Americans do need to talk about this. Over the years the higher education industry has enjoyed a boom because of cheap student loans. Fueled by this supply of cheap money, tuition soared.

Now people like Brotherton are struggling with payments.

That $188,307.22 debt she owes for college represents a mortgage that she cannot take out. Brotherton is a well-educated basement dweller.

But students signed up for the loans. They benefit from the education lenders financed. They are responsible for paying it back.

Taxpayers can't bail out millions of students.

***

WOODROW Wilson Crockett was born and raised near Texarkana, Ark., in 1918 and attended a one-room schoolhouse where both of his parents taught. Unable to afford college, he joined the military in 1940, earning the infamous $21 once a month.

The U.S. military paid pilots $245 a month, so Crockett joined the Tuskegee Airmen program, the first black flying unit.

He fought discrimination so he could fight the Axis Powers.
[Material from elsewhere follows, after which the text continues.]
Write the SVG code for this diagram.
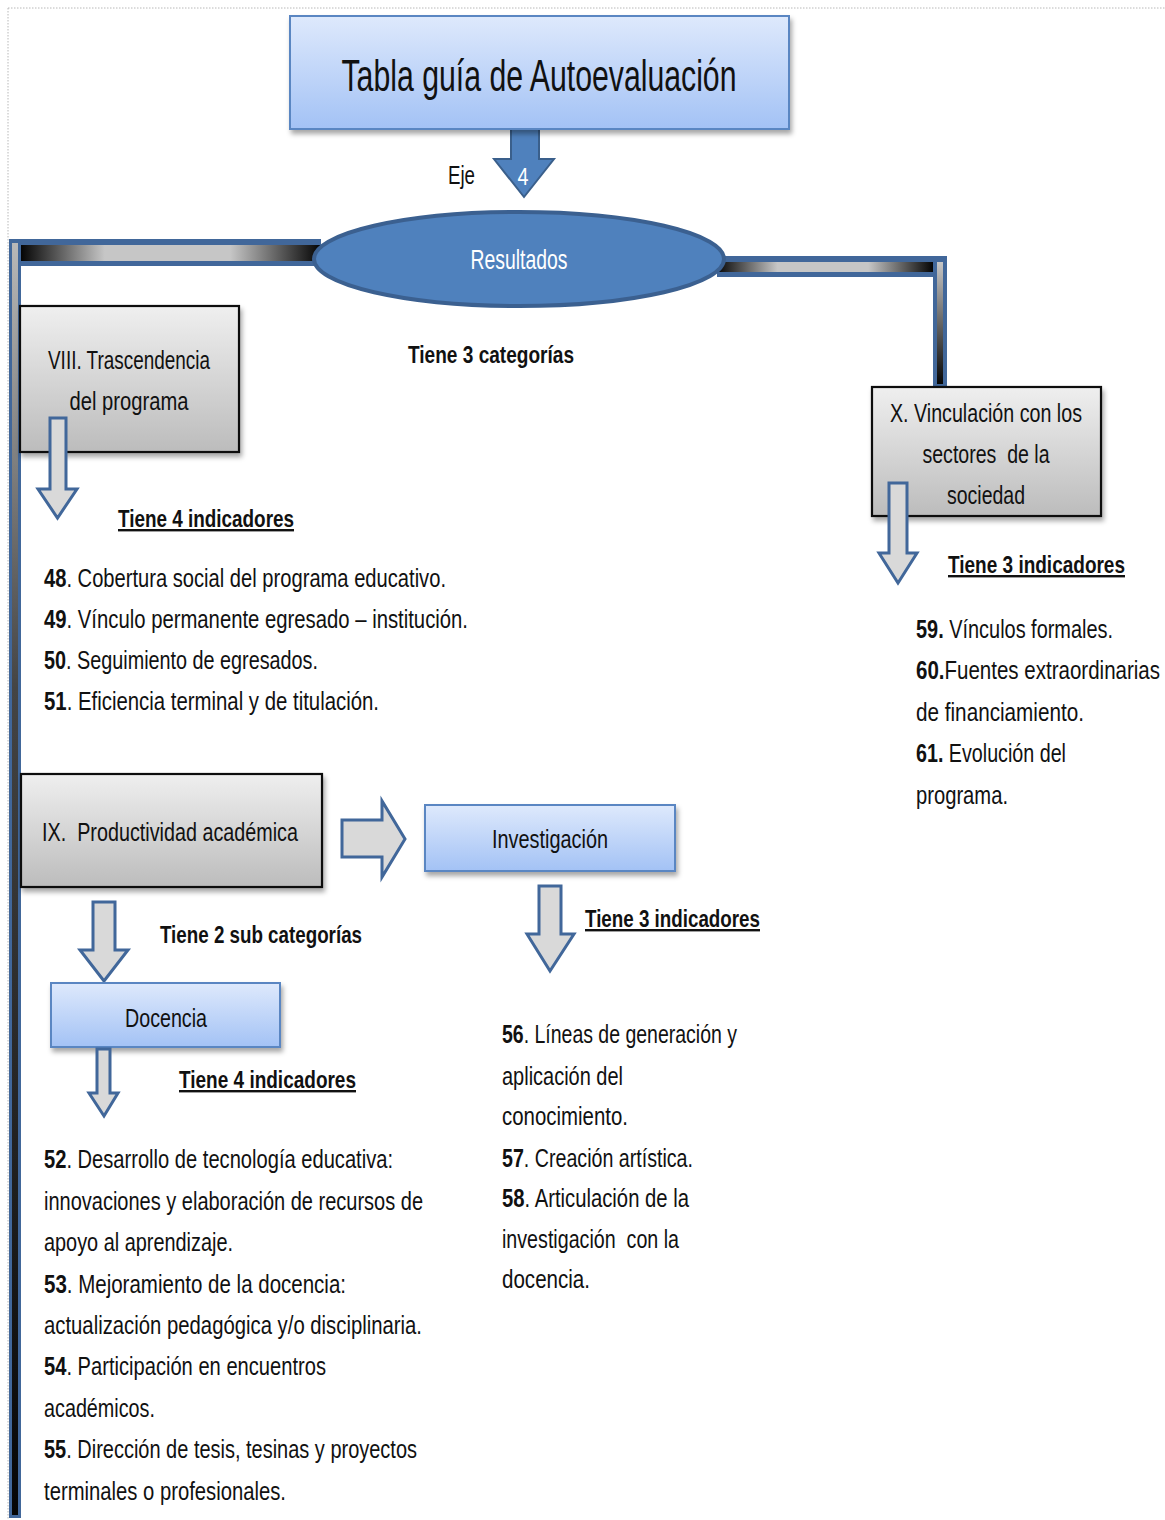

POWs were treated better than he was.

Still, Crockett flew 149 combat missions in World War II and 45 more in the Korean War. He retired as a lieutenant colonel in 1970.
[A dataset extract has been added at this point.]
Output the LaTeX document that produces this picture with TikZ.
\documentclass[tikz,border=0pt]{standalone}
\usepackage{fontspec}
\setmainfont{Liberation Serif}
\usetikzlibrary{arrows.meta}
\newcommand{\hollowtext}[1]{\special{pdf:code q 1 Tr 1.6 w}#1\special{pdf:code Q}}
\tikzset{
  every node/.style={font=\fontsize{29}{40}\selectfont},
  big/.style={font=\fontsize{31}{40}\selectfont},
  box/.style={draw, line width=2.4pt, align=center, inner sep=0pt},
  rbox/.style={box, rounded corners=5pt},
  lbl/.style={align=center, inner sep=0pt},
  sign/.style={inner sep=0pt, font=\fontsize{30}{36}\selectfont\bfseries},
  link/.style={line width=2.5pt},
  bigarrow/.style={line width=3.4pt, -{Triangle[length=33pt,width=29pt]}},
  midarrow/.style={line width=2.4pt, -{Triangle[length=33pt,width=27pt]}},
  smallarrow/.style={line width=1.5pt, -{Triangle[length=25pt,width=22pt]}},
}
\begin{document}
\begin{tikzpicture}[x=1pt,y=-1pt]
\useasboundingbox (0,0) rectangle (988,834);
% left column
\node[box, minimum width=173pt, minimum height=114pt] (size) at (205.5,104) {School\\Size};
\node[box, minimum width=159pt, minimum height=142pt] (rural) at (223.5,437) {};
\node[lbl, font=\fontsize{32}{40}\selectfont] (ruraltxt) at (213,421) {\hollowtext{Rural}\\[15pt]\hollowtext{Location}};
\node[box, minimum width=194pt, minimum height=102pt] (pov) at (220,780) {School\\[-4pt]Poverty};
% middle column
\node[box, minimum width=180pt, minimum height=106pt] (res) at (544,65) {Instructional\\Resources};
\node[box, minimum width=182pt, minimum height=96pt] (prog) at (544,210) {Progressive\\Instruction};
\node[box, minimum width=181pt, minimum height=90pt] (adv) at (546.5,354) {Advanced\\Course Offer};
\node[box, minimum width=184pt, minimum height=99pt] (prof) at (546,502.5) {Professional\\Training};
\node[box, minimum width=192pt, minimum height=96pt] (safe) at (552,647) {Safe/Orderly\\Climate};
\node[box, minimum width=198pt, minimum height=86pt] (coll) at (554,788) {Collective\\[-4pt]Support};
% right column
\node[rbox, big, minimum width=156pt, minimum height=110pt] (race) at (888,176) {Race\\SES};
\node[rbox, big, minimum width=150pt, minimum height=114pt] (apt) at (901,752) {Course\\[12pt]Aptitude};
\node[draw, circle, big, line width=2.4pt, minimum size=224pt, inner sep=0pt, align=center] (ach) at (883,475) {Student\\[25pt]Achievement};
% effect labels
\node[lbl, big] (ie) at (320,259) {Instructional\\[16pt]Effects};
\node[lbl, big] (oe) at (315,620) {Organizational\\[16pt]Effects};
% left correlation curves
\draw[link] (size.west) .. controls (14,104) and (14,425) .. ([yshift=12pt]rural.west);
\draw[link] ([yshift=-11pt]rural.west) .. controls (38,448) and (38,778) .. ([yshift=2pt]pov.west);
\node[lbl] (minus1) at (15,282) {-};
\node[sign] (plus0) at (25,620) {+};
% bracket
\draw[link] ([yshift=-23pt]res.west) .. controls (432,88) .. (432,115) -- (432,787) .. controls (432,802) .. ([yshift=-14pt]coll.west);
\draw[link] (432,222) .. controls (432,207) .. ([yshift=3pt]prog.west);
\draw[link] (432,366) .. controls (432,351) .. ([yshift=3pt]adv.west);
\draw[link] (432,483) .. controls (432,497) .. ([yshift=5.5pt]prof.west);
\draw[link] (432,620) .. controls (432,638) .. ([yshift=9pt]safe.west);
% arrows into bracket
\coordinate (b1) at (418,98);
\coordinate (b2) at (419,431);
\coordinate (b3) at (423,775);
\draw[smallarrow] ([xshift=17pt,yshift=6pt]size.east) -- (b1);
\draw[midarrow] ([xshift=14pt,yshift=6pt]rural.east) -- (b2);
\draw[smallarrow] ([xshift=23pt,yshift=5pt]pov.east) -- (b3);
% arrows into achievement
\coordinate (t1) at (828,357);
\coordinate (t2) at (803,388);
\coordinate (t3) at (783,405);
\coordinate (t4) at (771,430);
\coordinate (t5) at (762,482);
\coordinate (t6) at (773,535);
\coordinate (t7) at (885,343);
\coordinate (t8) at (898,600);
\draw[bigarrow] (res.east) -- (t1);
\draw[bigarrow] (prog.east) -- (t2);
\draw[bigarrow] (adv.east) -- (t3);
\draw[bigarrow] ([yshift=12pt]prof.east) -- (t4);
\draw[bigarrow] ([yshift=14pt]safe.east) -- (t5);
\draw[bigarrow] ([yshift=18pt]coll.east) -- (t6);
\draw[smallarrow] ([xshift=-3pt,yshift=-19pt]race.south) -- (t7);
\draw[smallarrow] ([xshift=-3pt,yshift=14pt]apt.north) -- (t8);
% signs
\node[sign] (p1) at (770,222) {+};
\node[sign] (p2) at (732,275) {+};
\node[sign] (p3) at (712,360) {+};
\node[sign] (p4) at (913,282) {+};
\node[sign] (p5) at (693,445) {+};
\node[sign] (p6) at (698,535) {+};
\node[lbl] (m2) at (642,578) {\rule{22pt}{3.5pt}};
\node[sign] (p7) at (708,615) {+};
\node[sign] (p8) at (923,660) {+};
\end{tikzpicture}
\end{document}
His honors included the Soldier's Medal for rescuing drowning pilots, the Distinguished Flying Cross, the Meritorious Service Medal, five awards of the Air Medal, the Army Commendation Medal and two awards of the Air Force Commendation Medal.

He and other Tuskegee Airmen received the Congressional Gold Medal, the nation's highest civilian honor, in 2007.

Crockett died last month having left behind good advice for us all: "You just have to have perseverance," he said. "Set your goal and go for it.